| Data |
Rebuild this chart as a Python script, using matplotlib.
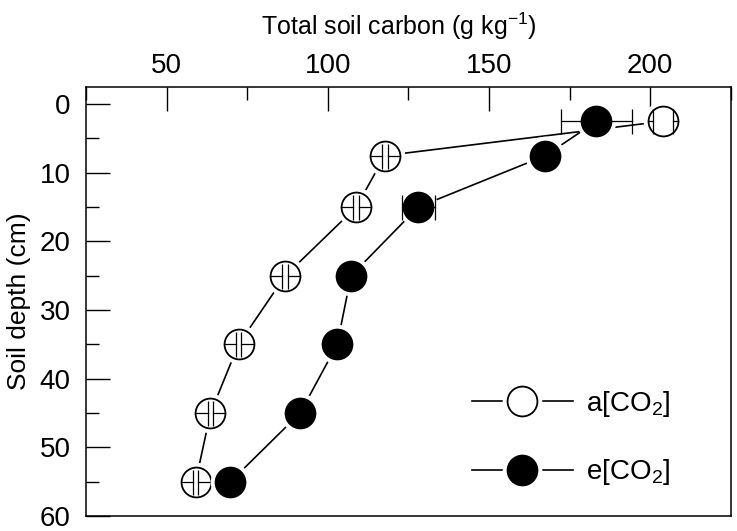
import matplotlib
matplotlib.use("Agg")
import matplotlib.pyplot as plt
from matplotlib.lines import Line2D
from matplotlib.legend_handler import HandlerTuple
from matplotlib.ticker import MultipleLocator

plt.rcParams['font.family'] = ['Liberation Sans', 'DejaVu Sans']
plt.rcParams['mathtext.fontset'] = 'custom'
plt.rcParams['mathtext.rm'] = 'Liberation Sans'
plt.rcParams['mathtext.it'] = 'Liberation Sans:italic'

# soil depth (cm) and total soil carbon (g/kg)
depth = [2.5, 7.5, 15, 25, 35, 45, 55]
ambient = [204, 117.7, 108.8, 86.8, 72.3, 63.6, 59.0]
ambient_se = [3.0, 0.9, 0.9, 0.9, 0.9, 0.9, 0.8]
elevated = [183.3, 167.5, 128.0, 107.2, 102.9, 91.4, 69.8]
elevated_se = [11.0, 2.0, 5.1, 2.0, 2.0, 2.0, 2.0]
labels = ['a[CO$_2$]', 'e[CO$_2$]']

ms = 21.5    # marker size (pt)
halo = 28.5  # white gap round the markers
cap = 18

fig = plt.figure(figsize=(7.37, 5.31), dpi=100)
ax = fig.add_axes([0.1167, 0.0282, 0.875, 0.808])
ax.set_xlim(25, 225)
ax.set_ylim(60, -2.5)

# marker radius in data units so error bars start at circle edge
px_per_unit = ax.transData.transform((1, 0))[0] - ax.transData.transform((0, 0))[0]
r = ms / 2 / 72 * fig.dpi / px_per_unit


def draw_series(x, err, face, z):
    ax.plot(x, depth, color='black', lw=1.2, zorder=z)
    ax.plot(x, depth, ls='none', marker='o', ms=halo, mfc='white', mec='none', zorder=z + 1)
    ax.plot(x, depth, ls='none', marker='o', ms=ms, mfc=face, mec='black', mew=1.3, zorder=z + 2)
    for xi, yi, e in zip(x, depth, err):
        for s in (-1, 1):
            ax.plot([xi + s * r, xi + s * e], [yi, yi], color='black', lw=0.9, zorder=z + 3)
            ax.plot([xi + s * e], [yi], marker='|', ms=cap, mew=0.9, color='black', zorder=z + 3)


draw_series(ambient, ambient_se, 'white', 2)
draw_series(elevated, elevated_se, 'black', 10)

ax.xaxis.tick_top()
ax.xaxis.set_label_position('top')
ax.xaxis.set_major_locator(MultipleLocator(50))
ax.xaxis.set_minor_locator(MultipleLocator(25))
ax.yaxis.set_major_locator(MultipleLocator(10))
ax.yaxis.set_minor_locator(MultipleLocator(5))
ax.tick_params(which='both', direction='in', width=1.0, labelsize=20, pad=6)
ax.tick_params(which='major', length=17)
ax.tick_params(which='minor', length=9)
ax.tick_params(axis='y', pad=11)
for sp in ax.spines.values():
    sp.set_linewidth(1.1)

ax.set_xlabel('Total soil carbon (g kg$^{-1}$)', fontsize=18, labelpad=13)
ax.set_ylabel('Soil depth (cm)', fontsize=19, labelpad=6)
ax.xaxis.label.set_x(0.485)

handles = []
for face in ('white', 'black'):
    handles.append((
        Line2D([], [], color='black', lw=1.2),
        Line2D([], [], ls='none', marker='o', ms=halo, mfc='white', mec='none'),
        Line2D([], [], ls='none', marker='o', ms=ms, mfc=face, mec='black', mew=1.3),
    ))
ax.legend(handles, labels, handler_map={tuple: HandlerTuple(ndivide=1)},
          loc='upper left', bbox_to_anchor=(0.598, 0.297), frameon=False,
          fontsize=20, handlelength=3.65, handletextpad=0.45, labelspacing=1.4,
          borderpad=0, borderaxespad=0)

fig.savefig('out.png', dpi=100)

| Problem |
Write out again, exactly, the lines from the start of the listing up to the line containing "draw_series(elevated, elevated_se, 'black', 10)", with both ends and without pictures.

| Exercise output |
Rebuild this chart as a Python script, using matplotlib.
import matplotlib
matplotlib.use("Agg")
import matplotlib.pyplot as plt
from matplotlib.lines import Line2D
from matplotlib.legend_handler import HandlerTuple
from matplotlib.ticker import MultipleLocator

plt.rcParams['font.family'] = ['Liberation Sans', 'DejaVu Sans']
plt.rcParams['mathtext.fontset'] = 'custom'
plt.rcParams['mathtext.rm'] = 'Liberation Sans'
plt.rcParams['mathtext.it'] = 'Liberation Sans:italic'

# soil depth (cm) and total soil carbon (g/kg)
depth = [2.5, 7.5, 15, 25, 35, 45, 55]
ambient = [204, 117.7, 108.8, 86.8, 72.3, 63.6, 59.0]
ambient_se = [3.0, 0.9, 0.9, 0.9, 0.9, 0.9, 0.8]
elevated = [183.3, 167.5, 128.0, 107.2, 102.9, 91.4, 69.8]
elevated_se = [11.0, 2.0, 5.1, 2.0, 2.0, 2.0, 2.0]
labels = ['a[CO$_2$]', 'e[CO$_2$]']

ms = 21.5    # marker size (pt)
halo = 28.5  # white gap round the markers
cap = 18

fig = plt.figure(figsize=(7.37, 5.31), dpi=100)
ax = fig.add_axes([0.1167, 0.0282, 0.875, 0.808])
ax.set_xlim(25, 225)
ax.set_ylim(60, -2.5)

# marker radius in data units so error bars start at circle edge
px_per_unit = ax.transData.transform((1, 0))[0] - ax.transData.transform((0, 0))[0]
r = ms / 2 / 72 * fig.dpi / px_per_unit


def draw_series(x, err, face, z):
    ax.plot(x, depth, color='black', lw=1.2, zorder=z)
    ax.plot(x, depth, ls='none', marker='o', ms=halo, mfc='white', mec='none', zorder=z + 1)
    ax.plot(x, depth, ls='none', marker='o', ms=ms, mfc=face, mec='black', mew=1.3, zorder=z + 2)
    for xi, yi, e in zip(x, depth, err):
        for s in (-1, 1):
            ax.plot([xi + s * r, xi + s * e], [yi, yi], color='black', lw=0.9, zorder=z + 3)
            ax.plot([xi + s * e], [yi], marker='|', ms=cap, mew=0.9, color='black', zorder=z + 3)


draw_series(ambient, ambient_se, 'white', 2)
draw_series(elevated, elevated_se, 'black', 10)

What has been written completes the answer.